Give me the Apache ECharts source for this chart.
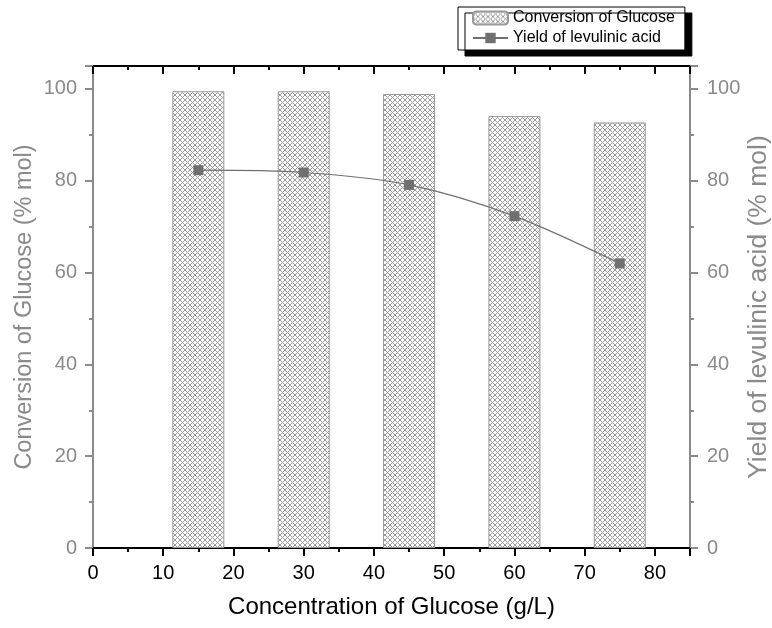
<!DOCTYPE html>
<html>
<head>
<meta charset="utf-8">
<script src="https://cdn.jsdelivr.net/npm/echarts@6/dist/echarts.min.js"></script>
<style>
html, body { margin: 0; padding: 0; background: #fff; }
#chart { width: 772px; height: 628px; }
</style>
</head>
<body>
<div id="chart"></div>
<script>
// glucose concentration (g/L)
const concentration = [15, 30, 45, 60, 75]
// conversion of glucose (% mol)
const conversion = [99.5, 99.5, 98.9, 94.1, 92.7]
// yield of levulinic acid (% mol)
const yieldLA = [82.3, 81.8, 79.1, 72.3, 62.0]

const FONT = 'Arial, "Liberation Sans", sans-serif'
const GRAY = '#8a8a8a'

// cross hatch tile for the bars, drawn pixel by pixel
function hatch() {
  const p = 5
  const c = document.createElement('canvas')
  c.width = p
  c.height = p
  const ctx = c.getContext('2d')
  ctx.fillStyle = '#fff'
  ctx.fillRect(0, 0, p, p)
  ctx.fillStyle = '#9a9a9a'
  for (let x = 0; x < p; x++) {
    for (let y = 0; y < p; y++) {
      if ((x - y + p) % p === 0 || (x + y) % p === p - 1) ctx.fillRect(x, y, 1, 1)
    }
  }
  return { image: c, repeat: 'repeat' }
}

const chart = echarts.init(document.getElementById('chart'))

const options = {
  animation: false,
  backgroundColor: '#fff',
  textStyle: { fontFamily: FONT },
  grid: { left: 93, right: 82, top: 66, bottom: 80, containLabel: false, outerBoundsMode: 'none' },
  legend: {
    left: 458,
    top: 7,
    orient: 'vertical',
    itemGap: 4,
    itemWidth: 35,
    itemHeight: 13,
    padding: [3, 10, 4, 14],
    backgroundColor: '#fff',
    borderColor: '#000',
    borderWidth: 1,
    borderRadius: 0,
    shadowColor: '#000',
    shadowBlur: 0,
    shadowOffsetX: 7,
    shadowOffsetY: 6,
    textStyle: { fontFamily: FONT, fontSize: 16, color: '#000' },
    data: ['Conversion of Glucose', 'Yield of levulinic acid']
  },
  xAxis: [{
    type: 'value',
    position: 'bottom',
    min: 0,
    max: 85,
    interval: 10,
    name: 'Concentration of Glucose (g/L)',
    nameLocation: 'middle',
    nameMoveOverlap: false,
    nameGap: 47,
    nameTextStyle: { fontSize: 24, color: '#000', fontFamily: FONT },
    axisLine: { onZero: false, lineStyle: { color: '#000', width: 2 } },
    axisTick: { inside: false, length: 8, lineStyle: { color: '#000', width: 2 } },
    minorTick: { show: true, splitNumber: 2, length: 4, lineStyle: { color: '#000', width: 2 } },
    axisLabel: { fontSize: 20, color: '#000', margin: 15, showMaxLabel: false },
    splitLine: { show: false }
  }, {
    type: 'value',
    position: 'top',
    min: 0,
    max: 85,
    interval: 10,
    axisLine: { onZero: false, lineStyle: { color: '#000', width: 2 } },
    axisTick: { inside: true, length: 8, lineStyle: { color: '#000', width: 2 } },
    minorTick: { show: true, splitNumber: 2, length: 4, lineStyle: { color: '#000', width: 2 } },
    axisLabel: { show: false },
    splitLine: { show: false }
  }],
  yAxis: [{
    type: 'value',
    position: 'left',
    min: 0,
    max: 105,
    interval: 20,
    name: 'Conversion of Glucose (% mol)',
    nameLocation: 'middle',
    nameMoveOverlap: false,
    nameGap: 56,
    nameTextStyle: { fontSize: 23.5, color: GRAY, fontFamily: FONT },
    axisLine: { show: true, onZero: false, lineStyle: { color: GRAY, width: 2 } },
    axisTick: { show: true, length: 8, lineStyle: { color: GRAY, width: 2 } },
    minorTick: { show: true, splitNumber: 2, length: 4, lineStyle: { color: GRAY, width: 2 } },
    axisLabel: { fontSize: 20, color: GRAY, margin: 16, showMaxLabel: false },
    splitLine: { show: false }
  }, {
    type: 'value',
    position: 'right',
    min: 0,
    max: 105,
    interval: 20,
    name: 'Yield of levulinic acid (% mol)',
    nameLocation: 'middle',
    nameMoveOverlap: false,
    nameGap: 55,
    nameTextStyle: { fontSize: 26.5, color: GRAY, fontFamily: FONT },
    axisLine: { show: true, onZero: false, lineStyle: { color: GRAY, width: 2 } },
    axisTick: { show: true, length: 8, lineStyle: { color: GRAY, width: 2 } },
    minorTick: { show: true, splitNumber: 2, length: 4, lineStyle: { color: GRAY, width: 2 } },
    axisLabel: { fontSize: 20, color: GRAY, margin: 17, showMaxLabel: false },
    splitLine: { show: false }
  }],
  series: [{
    name: 'Conversion of Glucose',
    type: 'bar',
    xAxisIndex: 0,
    yAxisIndex: 0,
    barWidth: 52,
    itemStyle: { color: hatch(), borderColor: '#999', borderWidth: 1 },
    data: concentration.map((c, i) => [c, conversion[i]])
  }, {
    name: 'Yield of levulinic acid',
    type: 'line',
    xAxisIndex: 0,
    yAxisIndex: 1,
    smooth: 0.3,
    symbol: 'rect',
    symbolSize: 10,
    itemStyle: { color: '#707070' },
    lineStyle: { color: '#707070', width: 1.2 },
    data: concentration.map((c, i) => [c, yieldLA[i]])
  }]
}

chart.setOption(options)
</script>
</body>
</html>
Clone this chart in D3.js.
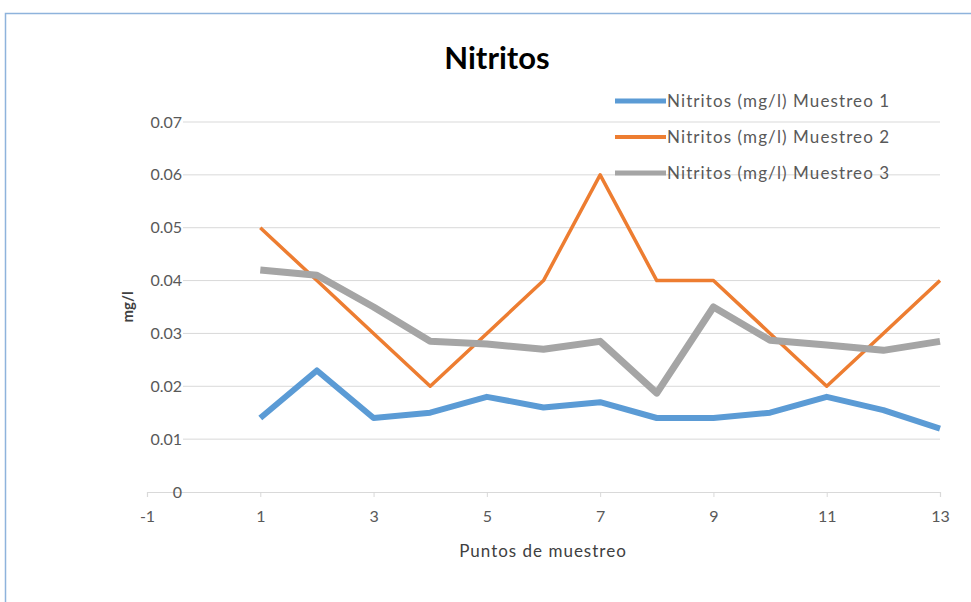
<!DOCTYPE html>
<html><head><meta charset="utf-8">
<script src="https://cdn.jsdelivr.net/npm/d3@7"></script>
<style>body{margin:0;background:#fff;}svg{display:block;}</style>
</head><body>
<script>
const points = [1,2,3,4,5,6,7,8,9,10,11,12,13];
const muestreo1 = [0.014,0.023,0.014,0.015,0.018,0.016,0.017,0.014,0.014,0.015,0.018,0.0155,0.012];
const muestreo2 = [0.05,0.04,0.03,0.02,0.03,0.04,0.06,0.04,0.04,0.03,0.02,0.03,0.04];
const muestreo3 = [0.042,0.041,0.035,0.0285,0.028,0.027,0.0285,0.0187,0.035,0.0287,0.0278,0.0268,0.0285];
const seriesNames = ["Nitritos (mg/l) Muestreo 1","Nitritos (mg/l) Muestreo 2","Nitritos (mg/l) Muestreo 3"];
const xTicks = [-1,1,3,5,7,9,11,13];
const yTicks = [0,0.01,0.02,0.03,0.04,0.05,0.06,0.07];

const W=971,H=602;
const svg=d3.select("body").append("svg").attr("width",W).attr("height",H);
const font="Lato, 'Open Sans', sans-serif";
svg.append("rect").attr("x",5.5).attr("y",13.5).attr("width",W+10).attr("height",H+10)
  .attr("fill","#fff").attr("stroke","#8eb3dc").attr("stroke-width",1.5);

const x=d3.scaleLinear().domain([-1,13]).range([147,940]);
const y=d3.scaleLinear().domain([0,0.07]).range([492,122]);

// gridlines
svg.append("g").selectAll("line").data(yTicks.filter(d=>d>0)).join("line")
  .attr("x1",183).attr("x2",x(13)).attr("y1",d=>y(d)).attr("y2",d=>y(d))
  .attr("stroke","#d9d9d9").attr("stroke-width",1);

// x axis
const xa=svg.append("g").attr("transform",`translate(0,${y(0)})`)
  .call(d3.axisBottom(x).tickValues(xTicks).tickSize(5).tickFormat(d=>String(d)));
xa.select(".domain").attr("stroke","#d9d9d9").attr("stroke-width",1.2);
xa.selectAll(".tick line").attr("stroke","#d9d9d9");
xa.selectAll(".tick text").attr("fill","#595959").attr("font-size",16).attr("font-family",font).attr("dy","1.35em");

// y labels
svg.append("g").selectAll("text").data(yTicks).join("text")
  .attr("x",182).attr("y",d=>y(d)).attr("dy","0.35em").attr("text-anchor","end")
  .attr("fill","#595959").attr("font-size",16).attr("font-family",font)
  .text(d=>d===0?"0":d3.format(".2f")(d));

const colors=["#5b9bd5","#ed7d31","#a5a5a5"];
const widths=[6,3.5,7];
const data=[muestreo1,muestreo2,muestreo3];
const line=d3.line().x((d,i)=>x(points[i])).y(d=>y(d));
data.forEach((s,k)=>{
  svg.append("path").datum(s).attr("d",line).attr("fill","none")
    .attr("stroke",colors[k]).attr("stroke-width",widths[k]).attr("stroke-linejoin","round");
});

// legend
const lg=svg.append("g");
seriesNames.forEach((n,k)=>{
  const ly=101+k*36;
  lg.append("line").attr("x1",615).attr("x2",666).attr("y1",ly).attr("y2",ly)
    .attr("stroke",colors[k]).attr("stroke-width",widths[k]>5?5:4);
  lg.append("text").attr("x",667).attr("y",ly).attr("dy","0.35em")
    .attr("fill","#595959").attr("font-size",17).attr("letter-spacing",1.1).attr("font-family",font).text(n);
});

svg.append("text").attr("x",497).attr("y",58).attr("dy","0.35em").attr("text-anchor","middle")
  .attr("font-size",31).attr("font-weight","bold").attr("font-family",font).attr("fill","#000").text("Nitritos");
svg.append("text").attr("transform",`translate(128,307) rotate(-90)`).attr("dy","0.35em")
  .attr("text-anchor","middle").attr("font-size",15).attr("font-weight","bold").attr("font-family",font)
  .attr("fill","#404040").text("mg/l");
svg.append("text").attr("x",543).attr("y",551).attr("dy","0.35em").attr("text-anchor","middle")
  .attr("font-size",17).attr("letter-spacing",1).attr("font-family",font).attr("fill","#404040").text("Puntos de muestreo");
</script>
</body></html>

---

◆ **GIVEN REQUEST**
Pick out the lines containing the string "this".

◆ **COMPLETE OUTPUT**
Give me the Apache ECharts source for this chart.
Clone this chart in D3.js.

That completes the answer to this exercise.